Lider największej partii opozycyjnej mówi, że tylko skrajnie nieprzewidywalna sytuacja może skłonić kierownictwo partii do podmianki.
– Musiałoby się coś stać, jakaś tragedia, coś zupełnie nieprzewidzianego. Ale oczywiście nie zakładamy tego, to są jakieś tam promilowe szanse na, nie daj Boże, jakieś nieszczęścia, w przeciwnym wypadku żadnej zmiany nie będzie – zadeklarował. Prezes robi dobrą minę do złej gry, udaje, że nie widzi krytycznych głosów i wychwala swojego „niezależnego” kandydata.
– Jest ogromne, ogromne zainteresowanie panem doktorem Nawrockim. Mogę powiedzieć, że idzie nadspodziewanie dobrze – przekonuje Kaczyński.
Kto na podmiankę?
Karol Nawrocki to pomysł Jarosława Kaczyńskiego przemielony przez dziesiątki badań i analiz. Jeśli dojdzie do wymiany kandydata to będzie porażka prezesa.

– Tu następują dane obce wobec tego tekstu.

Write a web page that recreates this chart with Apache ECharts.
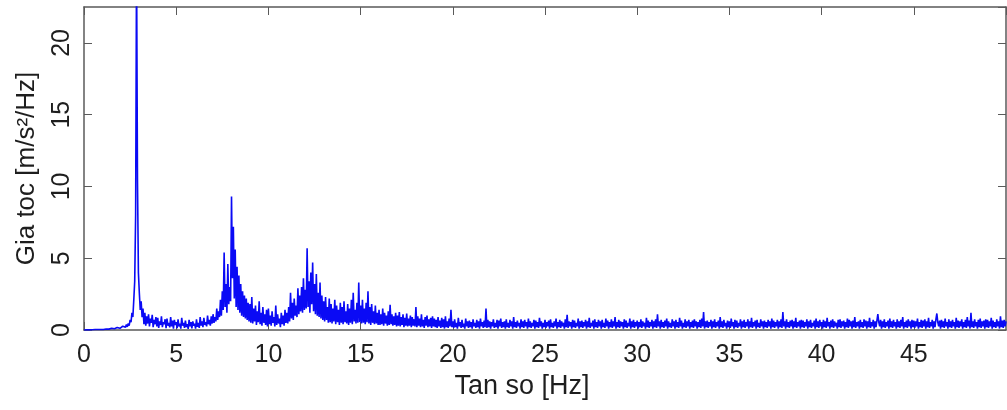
<!DOCTYPE html>
<html>
<head>
<meta charset="utf-8">
<script src="https://cdn.jsdelivr.net/npm/echarts@6/dist/echarts.min.js"></script>
<style>
  html, body { margin: 0; padding: 0; background: #fff; }
  #chart { width: 1007px; height: 410px; }
</style>
</head>
<body>
<div id="chart"></div>
<script>
// Acceleration spectrum, sampled every 0.05 Hz from 0 to 50 Hz (one row = 1 Hz)
const freqStep = 0.05;

// 0 - 10 Hz
const spectrumA = [
  0.00,0.00,0.00,0.01,0.01,0.01,0.01,0.02,0.01,0.02,0.02,0.02,0.03,0.02,0.03,0.03,0.04,0.03,0.04,0.04,
  0.05,0.04,0.06,0.05,0.07,0.05,0.08,0.06,0.10,0.07,0.12,0.08,0.14,0.09,0.13,0.11,0.18,0.10,0.16,0.12,
  0.20,0.14,0.26,0.15,0.30,0.20,0.38,0.22,0.45,0.30,0.70,0.55,1.20,0.90,2.10,3.40,8.00,26.0,10.5,4.00,
  2.60,1.40,2.00,0.90,1.50,0.40,1.20,0.30,0.95,0.45,1.10,0.25,0.80,0.50,1.05,0.20,0.70,0.40,0.90,0.25,
  0.85,0.15,0.60,0.35,0.95,0.20,0.55,0.40,0.75,0.12,0.80,0.30,0.50,0.18,0.90,0.25,0.65,0.10,0.70,0.35,
  0.55,0.12,0.75,0.25,0.45,0.10,0.85,0.30,0.50,0.15,0.65,0.20,0.40,0.08,0.70,0.25,0.55,0.12,0.60,0.30,
  0.45,0.10,0.75,0.22,0.50,0.15,0.90,0.30,0.60,0.20,0.85,0.35,0.55,0.25,1.00,0.40,0.70,0.30,0.95,0.45,
  1.10,0.50,0.90,0.60,1.50,0.70,1.30,0.90,2.10,1.00,2.70,1.40,5.40,1.60,3.20,1.20,4.60,1.80,3.00,2.00,
  9.30,3.60,7.20,2.20,5.60,1.60,4.40,1.40,3.80,1.20,3.20,1.00,2.70,0.90,2.40,0.80,2.20,0.70,1.90,0.60,
  1.80,0.50,2.30,0.45,1.50,0.60,1.70,0.35,1.30,0.55,2.00,0.40,1.20,0.30,1.60,0.50,1.10,0.35,1.40,0.25
];

// 10 - 20 Hz
const spectrumB = [
  1.50,0.40,1.00,0.30,1.30,0.50,0.90,0.25,1.70,0.35,1.10,0.45,0.80,0.20,1.20,0.40,1.00,0.30,1.40,0.50,
  1.20,0.45,1.60,0.60,2.60,0.80,1.90,0.70,2.20,1.00,1.70,0.90,2.90,1.10,2.40,1.30,3.00,1.20,3.60,1.40,
  2.80,1.50,5.70,1.60,3.40,1.20,4.00,1.80,4.70,1.30,3.20,1.10,3.90,1.00,2.60,0.90,3.30,0.80,2.40,0.70,
  2.00,0.60,2.30,0.70,1.60,0.50,2.20,0.55,1.80,0.45,1.50,0.60,2.10,0.40,1.70,0.55,1.40,0.35,1.90,0.50,
  1.60,0.40,2.00,0.55,1.30,0.45,1.80,0.35,1.50,0.50,2.10,0.40,2.60,0.60,1.40,0.45,1.90,0.50,3.30,0.55,
  1.70,0.45,2.10,0.50,1.50,0.40,1.90,0.55,2.70,0.45,1.60,0.35,1.80,0.50,1.30,0.40,1.70,0.45,1.20,0.35,
  1.40,0.35,1.10,0.40,1.50,0.30,1.20,0.45,1.00,0.30,1.30,0.35,1.75,0.40,1.10,0.30,0.95,0.35,1.20,0.25,
  1.00,0.30,1.25,0.25,0.90,0.35,1.10,0.20,0.85,0.30,1.15,0.25,0.80,0.30,1.00,0.20,0.90,0.30,0.75,0.25,
  1.60,0.20,0.95,0.30,0.80,0.20,1.10,0.25,0.70,0.15,0.90,0.30,1.00,0.20,0.75,0.25,0.85,0.15,0.95,0.25,
  0.80,0.20,0.70,0.15,0.90,0.25,0.65,0.15,0.85,0.20,0.75,0.10,0.95,0.20,0.60,0.15,0.80,0.25,1.40,0.20
];

// 20 - 35 Hz
const spectrumC = [
  0.60,0.15,0.75,0.20,0.50,0.10,0.85,0.25,0.55,0.15,0.70,0.20,0.45,0.10,0.80,0.25,0.60,0.15,0.65,0.20,
  0.55,0.10,0.75,0.25,0.50,0.15,0.70,0.20,0.60,0.10,0.80,0.25,0.55,0.15,0.65,0.20,1.50,0.15,0.70,0.20,
  0.60,0.10,0.55,0.25,0.75,0.15,0.50,0.20,0.70,0.10,0.65,0.25,0.80,0.15,0.55,0.20,0.60,0.10,0.75,0.20,
  0.50,0.15,0.70,0.25,0.60,0.10,0.90,0.20,0.55,0.15,0.65,0.25,0.50,0.10,0.75,0.20,0.60,0.15,0.70,0.25,
  0.55,0.10,0.80,0.20,0.60,0.15,0.50,0.25,0.70,0.10,0.65,0.20,0.55,0.15,0.85,0.25,0.60,0.10,0.50,0.20,
  0.70,0.15,0.55,0.25,0.65,0.10,0.75,0.20,0.50,0.15,0.60,0.25,0.80,0.10,0.55,0.20,0.70,0.15,0.60,0.25,
  0.50,0.10,0.75,0.20,1.05,0.15,0.60,0.25,0.55,0.10,0.70,0.20,0.65,0.15,0.50,0.25,0.80,0.10,0.60,0.20,
  0.65,0.15,0.55,0.25,0.70,0.10,0.60,0.20,0.85,0.15,0.50,0.25,0.65,0.10,0.75,0.20,0.55,0.15,0.70,0.25,
  0.60,0.10,0.70,0.20,0.50,0.15,0.80,0.25,0.65,0.10,0.55,0.20,0.75,0.15,0.60,0.25,0.90,0.10,0.55,0.20,
  0.70,0.15,0.60,0.25,0.55,0.10,0.75,0.20,0.65,0.15,0.50,0.25,0.80,0.10,0.60,0.20,0.70,0.15,0.55,0.25,
  0.65,0.10,0.55,0.20,0.75,0.15,0.60,0.25,0.50,0.10,0.85,0.20,0.65,0.15,0.55,0.25,0.70,0.10,0.60,0.20,
  0.75,0.15,1.10,0.25,0.60,0.10,0.70,0.20,0.55,0.15,0.65,0.25,0.80,0.10,0.60,0.20,0.50,0.15,0.75,0.25,
  0.60,0.10,0.70,0.20,0.55,0.15,0.85,0.25,0.65,0.10,0.50,0.20,0.75,0.15,0.60,0.25,0.70,0.10,0.55,0.20,
  0.65,0.15,0.75,0.25,0.60,0.10,0.55,0.20,0.70,0.15,0.80,0.25,1.25,0.10,0.60,0.20,0.65,0.15,0.55,0.25,
  0.70,0.10,0.60,0.20,0.75,0.15,0.55,0.25,0.65,0.10,0.90,0.20,0.60,0.15,0.70,0.25,0.50,0.10,0.65,0.20
];

// 35 - 50 Hz
const spectrumD = [
  0.60,0.15,0.80,0.25,0.55,0.10,0.70,0.20,0.65,0.15,0.50,0.25,0.75,0.10,0.60,0.20,0.70,0.15,0.55,0.25,
  0.75,0.10,0.60,0.20,0.85,0.15,0.55,0.25,0.65,0.10,0.70,0.20,0.50,0.15,0.75,0.25,0.60,0.10,0.65,0.20,
  0.55,0.15,0.70,0.25,0.60,0.10,0.80,0.20,0.65,0.15,0.55,0.25,0.70,0.10,0.60,0.20,0.75,0.15,1.25,0.25,
  0.60,0.10,0.75,0.20,0.55,0.15,0.65,0.25,0.70,0.10,0.60,0.20,0.85,0.15,0.55,0.25,0.65,0.10,0.70,0.20,
  0.65,0.15,0.55,0.25,0.75,0.10,0.60,0.20,0.70,0.15,0.50,0.25,0.65,0.10,0.80,0.20,0.60,0.15,0.70,0.25,
  0.55,0.10,0.70,0.20,0.60,0.15,0.85,0.25,0.55,0.10,0.65,0.20,0.75,0.15,0.60,0.25,0.50,0.10,0.70,0.20,
  0.75,0.15,0.60,0.25,0.65,0.10,0.55,0.20,0.80,0.15,0.70,0.25,0.60,0.10,0.65,0.20,0.90,0.15,0.55,0.25,
  0.60,0.10,0.70,0.20,0.55,0.15,0.75,0.25,0.65,0.10,0.60,0.20,0.85,0.15,0.55,0.25,0.70,0.10,0.60,0.20,
  0.65,1.10,0.55,0.25,0.70,0.10,0.60,0.20,0.75,0.15,0.55,0.25,0.65,0.10,0.80,0.20,0.60,0.15,0.70,0.25,
  0.55,0.10,0.75,0.20,0.60,0.15,0.70,0.25,0.90,0.10,0.55,0.20,0.65,0.15,0.75,0.25,0.60,0.10,0.70,0.20,
  0.65,0.15,0.60,0.25,0.80,0.10,0.55,0.20,0.70,0.15,0.65,0.25,0.75,0.10,0.60,0.20,0.85,0.15,0.55,0.25,
  0.70,0.10,0.60,0.20,0.75,1.15,0.55,0.25,0.65,0.10,0.70,0.20,0.60,0.15,0.80,0.25,0.55,0.10,0.75,0.20,
  0.60,0.15,0.70,0.25,0.55,0.10,0.85,0.20,0.65,0.15,0.60,0.25,0.75,0.10,0.55,0.20,0.70,0.15,0.90,0.25,
  0.65,0.10,1.20,0.20,0.60,0.15,0.75,0.25,0.55,0.10,0.70,0.20,0.80,0.15,0.60,0.25,0.65,0.10,0.75,0.20,
  0.70,0.15,0.60,0.25,0.85,0.10,0.65,0.20,0.55,0.15,0.75,0.25,0.60,0.10,0.95,0.20,0.65,0.15,0.70,0.25,
  0.60
];

const xTicks = [0, 5, 10, 15, 20, 25, 30, 35, 40, 45];
const yTicks = [0, 5, 10, 15, 20];

const spectrum = spectrumA.concat(spectrumB, spectrumC, spectrumD);
const points = spectrum.map((v, i) => [+(i * freqStep).toFixed(2), v]);

const FONT = 'Liberation Sans, Arial, sans-serif';
const frameColor = '#5a5a5a';
const textColor = '#1e1e1e';

const chart = echarts.init(document.getElementById('chart'), null, { renderer: 'canvas' });

const frameAxis = {
  axisLine: { show: true, onZero: false, lineStyle: { color: frameColor, width: 1.5 } },
  axisTick: { show: true, inside: true, length: 8, lineStyle: { color: frameColor, width: 1 } },
  splitLine: { show: false }
};

chart.setOption({
  animation: false,
  backgroundColor: '#ffffff',
  grid: { left: 84, right: 1, top: 7, bottom: 80, containLabel: false },
  xAxis: [
    Object.assign({}, frameAxis, {
      type: 'value', position: 'bottom', min: 0, max: 50, interval: 5,
      name: 'Tan so [Hz]', nameLocation: 'middle', nameGap: 38,
      nameTextStyle: { fontFamily: FONT, fontSize: 27, color: textColor, padding: [0, 46, 0, 0] },
      axisLabel: {
        margin: 13, fontFamily: FONT, fontSize: 25, color: textColor,
        showMaxLabel: false,
        formatter: v => (xTicks.indexOf(v) >= 0 ? String(v) : '')
      }
    }),
    Object.assign({}, frameAxis, {
      type: 'value', position: 'top', min: 0, max: 50, interval: 5,
      axisLabel: { show: false }
    })
  ],
  yAxis: [
    Object.assign({}, frameAxis, {
      type: 'value', position: 'left', min: 0, max: 22.5, interval: 5,
      name: 'Gia toc [m/s\u00b2/Hz]', nameLocation: 'middle', nameGap: 44, nameRotate: 90,
      nameTextStyle: { fontFamily: FONT, fontSize: 26, color: textColor },
      axisLabel: {
        margin: 9, rotate: 90, fontFamily: FONT, fontSize: 25, color: textColor,
        showMaxLabel: false,
        formatter: v => (yTicks.indexOf(v) >= 0 ? String(v) : '')
      }
    }),
    Object.assign({}, frameAxis, {
      type: 'value', position: 'right', min: 0, max: 22.5, interval: 5,
      axisLabel: { show: false }
    })
  ],
  series: [{
    type: 'line',
    data: points,
    xAxisIndex: 0,
    yAxisIndex: 0,
    showSymbol: false,
    sampling: null,
    clip: true,
    lineStyle: { color: '#0a0af5', width: 1.6 },
    emphasis: { disabled: true }
  }]
});
</script>
</body>
</html>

Jeden z polityków PiS w rozmowie z Onetem wymienił nazwiska mogące zastąpić Karola Nawrockiego.
– Morawiecki nie ma szans. Gdyby prezes miał się zdecydować na taki twist, to postawi na Mariusza Błaszczaka, ewentualnie na Bocheńskiego, ale nie na Morawieckiego, który mu będzie chciał potem rozwalić partię – powiedział.